WHAT THE EXERCISE ASKS
From the first line of the data below through the line bearing "plt.rcParams['axes.labelweight'] = 'bold'", reproduce each line exactly; do not include pictures.
::: DATA EXCERPT :::
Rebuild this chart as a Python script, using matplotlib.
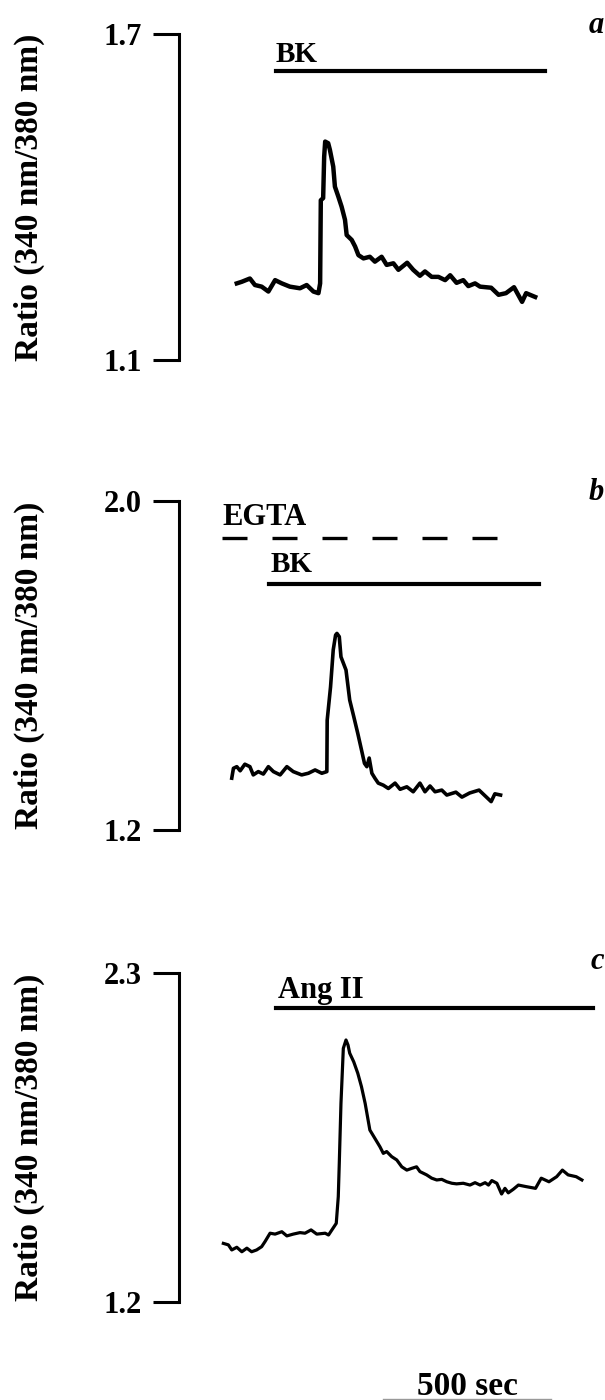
import matplotlib
matplotlib.use('Agg')
import matplotlib.pyplot as plt

plt.rcParams['font.family'] = ['Liberation Serif', 'DejaVu Serif']
plt.rcParams['font.weight'] = 'bold'
plt.rcParams['axes.labelweight'] = 'bold'

# panel a: BK (time in sec, fura-2 ratio)
time_a = [172, 187, 211, 226, 246, 266, 286, 306, 330, 360, 380, 400, 415, 420, 422, 429, 432, 435,
          444, 449, 459, 464, 474, 484, 494, 499, 514, 524, 534, 549, 568, 583, 603, 618, 638, 653,
          679, 697, 717, 732, 752, 772, 792, 807, 826, 846, 861, 881, 896, 929, 951, 973, 997, 1021,
          1033, 1060]
ratio_a = [1.241, 1.244, 1.250, 1.238, 1.235, 1.226, 1.247, 1.241, 1.235, 1.232, 1.238, 1.226, 1.223,
           1.241, 1.394, 1.398, 1.474, 1.502, 1.499, 1.487, 1.456, 1.419, 1.401, 1.382, 1.358, 1.330,
           1.321, 1.309, 1.293, 1.287, 1.290, 1.281, 1.290, 1.275, 1.278, 1.266, 1.279, 1.266, 1.255,
           1.263, 1.253, 1.253, 1.247, 1.256, 1.242, 1.247, 1.236, 1.241, 1.235, 1.233, 1.220, 1.223,
           1.234, 1.207, 1.223, 1.216]

# panel b: EGTA + BK
time_b = [157, 162, 172, 182, 196, 211, 221, 236, 251, 266, 281, 301, 321, 340, 365, 385, 405, 425,
          440, 441, 451, 459, 466, 470, 477, 482, 497, 508, 520, 532, 543, 552, 559, 566, 574, 583,
          593, 608, 623, 643, 658, 678, 697, 717, 732, 747, 762, 782, 797, 824, 842, 865, 893, 911,
          929, 940, 957]
ratio_b = [1.326, 1.350, 1.354, 1.344, 1.360, 1.354, 1.334, 1.342, 1.336, 1.354, 1.342, 1.334, 1.354,
           1.342, 1.334, 1.338, 1.346, 1.338, 1.342, 1.467, 1.548, 1.638, 1.674, 1.678, 1.670, 1.621,
           1.589, 1.516, 1.476, 1.435, 1.395, 1.362, 1.354, 1.375, 1.338, 1.326, 1.314, 1.309, 1.301,
           1.314, 1.299, 1.305, 1.293, 1.314, 1.293, 1.307, 1.293, 1.297, 1.285, 1.292, 1.280, 1.290,
           1.297, 1.283, 1.269, 1.288, 1.285]

# panel c: Ang II
time_c = [132, 147, 157, 172, 187, 202, 216, 231, 246, 256, 271, 286, 306, 321, 340, 360, 375, 393,
          410, 435, 445, 468, 474, 477, 482, 485, 489, 497, 503, 508, 520, 532, 543, 554, 568, 583,
          598, 608, 618, 633, 648, 663, 678, 693, 707, 717, 737, 752, 767, 782, 797, 812, 826, 846,
          866, 881, 896, 911, 921, 931, 946, 960, 970, 980, 995, 1010, 1032, 1061, 1078, 1101, 1124,
          1141, 1158, 1182, 1199]
ratio_c = [1.396, 1.391, 1.374, 1.383, 1.368, 1.380, 1.368, 1.374, 1.385, 1.402, 1.430, 1.427, 1.435,
           1.421, 1.427, 1.432, 1.430, 1.441, 1.427, 1.430, 1.424, 1.463, 1.552, 1.664, 1.864, 1.942,
           2.048, 2.076, 2.059, 2.032, 2.003, 1.965, 1.920, 1.864, 1.775, 1.747, 1.719, 1.697, 1.703,
           1.686, 1.675, 1.652, 1.641, 1.647, 1.652, 1.636, 1.625, 1.614, 1.608, 1.610, 1.602, 1.597,
           1.595, 1.597, 1.591, 1.599, 1.591, 1.599, 1.591, 1.606, 1.597, 1.561, 1.580, 1.565, 1.577,
           1.591, 1.586, 1.580, 1.614, 1.602, 1.619, 1.641, 1.625, 1.619, 1.608]

# y ranges shown by the scale bars
ylims = [(1.1, 1.7), (1.2, 2.0), (1.2, 2.3)]
letters = ['a', 'b', 'c']

# application periods (sec)
bk_a = (288, 1089)
egta_b = (128, 946)
bk_b = (267, 1070)
ang_c = (288, 1233)
scale_sec = 500

W, H = 605, 1400
fig = plt.figure(figsize=(W / 100, H / 100), dpi=100)

# axes boxes in pixels: (top, bottom)
boxes = [(34, 360), (501, 830), (973, 1302)]
left = 179
axes = []
for (top, bot), (lo, hi), letter in zip(boxes, ylims, letters):
    ax = fig.add_axes([left / W, 1 - bot / H, (W - left) / W, (bot - top) / H])
    ax.set_xlim(0, (W - left) * 2.976)
    ax.set_ylim(lo, hi)
    for s in ['top', 'right', 'bottom']:
        ax.spines[s].set_visible(False)
    ax.spines['left'].set_linewidth(2.2)
    ax.set_xticks([])
    ax.set_yticks([lo, hi])
    ax.set_yticklabels(['%.1f' % lo, '%.1f' % hi])
    ax.tick_params(axis='y', direction='out', length=19, width=2.2, pad=8, labelsize=22)
    ax.set_ylabel('Ratio (340 nm/380 nm)', fontsize=24, fontweight='bold', va='center')
    ax.yaxis.set_label_coords(-0.352, 0.5)
    ax.patch.set_alpha(0)
    ax.text(0.997, 1.025 if letter != 'c' else 1.036, letter, transform=ax.transAxes,
            ha='right', va='center', fontsize=22, style='italic')
    axes.append(ax)

ax_a, ax_b, ax_c = axes

# traces
ax_a.plot(time_a, ratio_a, color='black', lw=3.2, clip_on=False, solid_joinstyle='round')
ax_b.plot(time_b, ratio_b, color='black', lw=2.6, clip_on=False, solid_joinstyle='round')
ax_c.plot(time_c, ratio_c, color='black', lw=2.3, clip_on=False, solid_joinstyle='round')

# drug bars
ax_a.plot(bk_a, [1.632, 1.632], color='black', lw=3, clip_on=False)
ax_a.text(bk_a[0], 1.6485, 'BK', fontsize=21, ha='left', va='baseline')

ax_b.plot(egta_b, [1.909, 1.909], color='black', lw=2.4, clip_on=False,
          linestyle=(0, (7.5, 7.5)))
ax_b.text(egta_b[0], 1.9416, 'EGTA', fontsize=22, ha='left', va='baseline')
ax_b.plot(bk_b, [1.797, 1.797], color='black', lw=3, clip_on=False)
ax_b.text(bk_b[0] + 5, 1.828, 'BK', fontsize=21, ha='left', va='baseline')

ax_c.plot(ang_c, [2.182, 2.182], color='black', lw=3, clip_on=False)
ax_c.text(ang_c[0] + 8, 2.216, 'Ang II', fontsize=22, ha='left', va='baseline')

# time scale bar
x0 = 607
ax_c.plot([x0, x0 + scale_sec], [0.876, 0.876], color='#999999', lw=1, clip_on=False)
ax_c.text(x0 + scale_sec / 2, 0.889, '%d sec' % scale_sec, fontsize=24,
          ha='center', va='baseline')

fig.savefig('out.png', dpi=100)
:::
SOLUTION
Rebuild this chart as a Python script, using matplotlib.
import matplotlib
matplotlib.use('Agg')
import matplotlib.pyplot as plt

plt.rcParams['font.family'] = ['Liberation Serif', 'DejaVu Serif']
plt.rcParams['font.weight'] = 'bold'
plt.rcParams['axes.labelweight'] = 'bold'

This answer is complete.